┌─ Source excerpt

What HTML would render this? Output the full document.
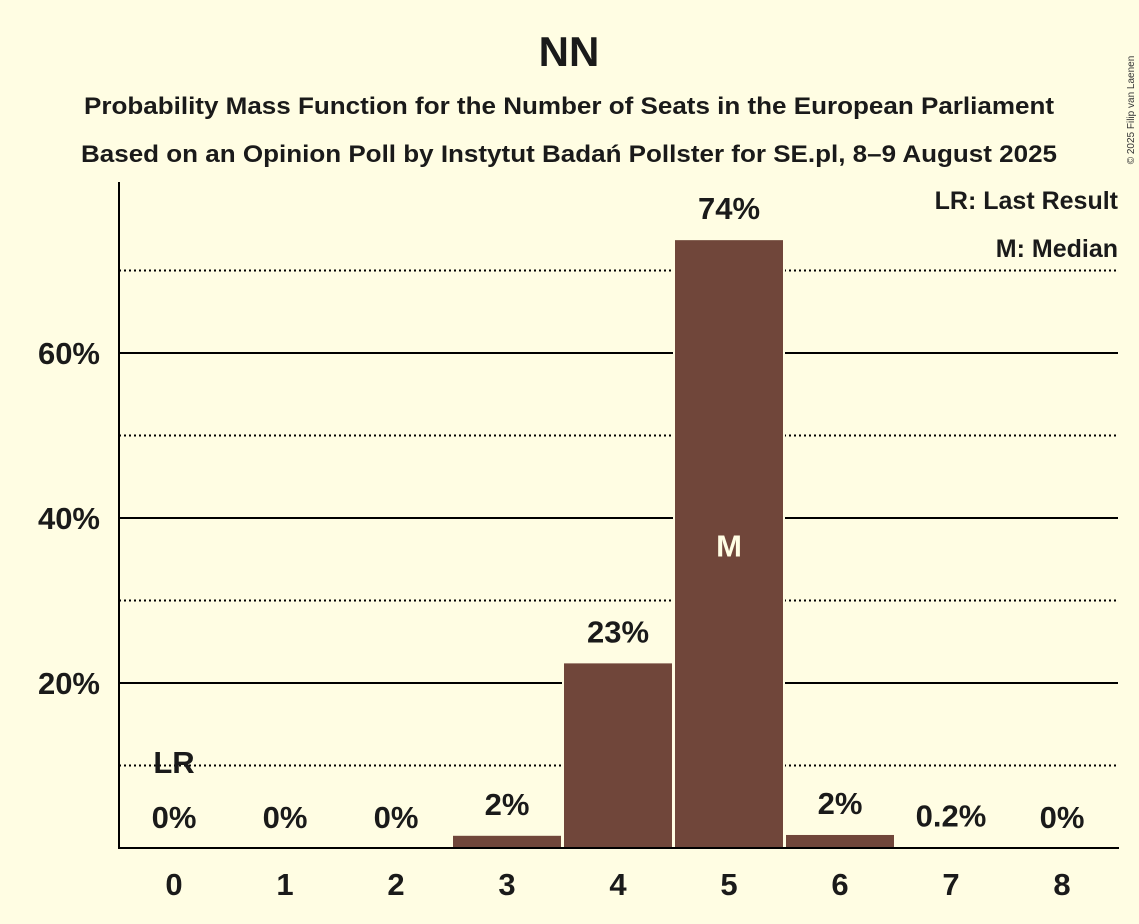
<!DOCTYPE html>
<html><head><meta charset="utf-8"><style>
body{margin:0;background:#FFFDE3;}
svg{display:block;font-family:"Liberation Sans",sans-serif;font-weight:bold;}
</style></head><body>
<svg id="c" width="1139" height="924">
<rect width="1139" height="924" fill="#FFFDE3"/>
<text x="569" y="66" font-size="42" text-anchor="middle" fill="#1a1a1a">NN</text>
<text x="569" y="114" font-size="24" text-anchor="middle" fill="#1a1a1a" textLength="970" lengthAdjust="spacingAndGlyphs">Probability Mass Function for the Number of Seats in the European Parliament</text>
<text x="569" y="162" font-size="24" text-anchor="middle" fill="#1a1a1a" textLength="976" lengthAdjust="spacingAndGlyphs">Based on an Opinion Poll by Instytut Badań Pollster for SE.pl, 8–9 August 2025</text>
<text x="1134" y="110" font-size="10" font-weight="normal" fill="#333" transform="rotate(-90 1134 110)" text-anchor="middle">© 2025 Filip van Laenen</text>
<g id="grid"></g><g id="bars"></g><g id="labels"></g>
<line x1="119" y1="182" x2="119" y2="849" stroke="#000" stroke-width="2"/>
<line x1="118" y1="848" x2="1119" y2="848" stroke="#000" stroke-width="2"/>
<text x="1118" y="209" font-size="25" text-anchor="end" fill="#1a1a1a">LR: Last Result</text>
<text x="1118" y="257" font-size="25" text-anchor="end" fill="#1a1a1a">M: Median</text>
</svg>
<script>
const categories=[0,1,2,3,4,5,6,7,8];
const values=[0,0,0,1.6,22.5,73.8,1.7,0.2,0];
const valueLabels=["0%","0%","0%","2%","23%","74%","2%","0.2%","0%"];
const yTicks=[20,40,60];
const yMinor=[10,30,50,70];
const medianIndex=5, lastResultIndex=0;
const NS="http://www.w3.org/2000/svg";
const y=v=>848-v*8.25;
const x=c=>174+c*111;
function mk(tag,attrs,parent){const e=document.createElementNS(NS,tag);for(const k in attrs)e.setAttribute(k,attrs[k]);document.getElementById(parent).appendChild(e);return e;}
yMinor.forEach(v=>{const l=mk('line',{x1:119,x2:1118,y1:y(v),y2:y(v),stroke:'#000','stroke-width':2,'stroke-dasharray':'2,3'},'grid');

});
yTicks.forEach(v=>{const l=mk('line',{x1:119,x2:1118,y1:y(v),y2:y(v),stroke:'#000','stroke-width':2},'grid');


const t=mk('text',{x:100,y:y(v)+11,'font-size':31,'text-anchor':'end',fill:'#1a1a1a'},'labels');t.textContent=v+'%';

});
categories.forEach((c,i)=>{
 if(values[i]>0){const r=mk('rect',{x:x(c)-55,y:y(values[i]),width:110,height:848-y(values[i]),fill:'#70463A',stroke:'#FFFDE3','stroke-width':2},'bars');
 
 }
 const t=mk('text',{x:x(c),y:y(values[i])-20,'font-size':31,'text-anchor':'middle',fill:'#1a1a1a'},'labels');t.textContent=valueLabels[i];
 
 
 const xt=mk('text',{x:x(c),y:895,'font-size':31,'text-anchor':'middle',fill:'#1a1a1a'},'labels');xt.textContent=c;
 
 
});
const m=mk('text',{x:x(categories[medianIndex]),y:(y(values[medianIndex])+848)/2+13,'font-size':31,'text-anchor':'middle',fill:'#FFFDE3'},'labels');m.textContent='M';


const lr=mk('text',{x:x(categories[lastResultIndex]),y:773,'font-size':31,'text-anchor':'middle',fill:'#1a1a1a'},'labels');lr.textContent='LR';


</script>
</body></html>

└─

What is needed
Each line in the data that holds the string "document" should be found and copied.

Response to this task
What HTML would render this? Output the full document.
function mk(tag,attrs,parent){const e=document.createElementNS(NS,tag);for(const k in attrs)e.setAttribute(k,attrs[k]);document.getElementById(parent).appendChild(e);return e;}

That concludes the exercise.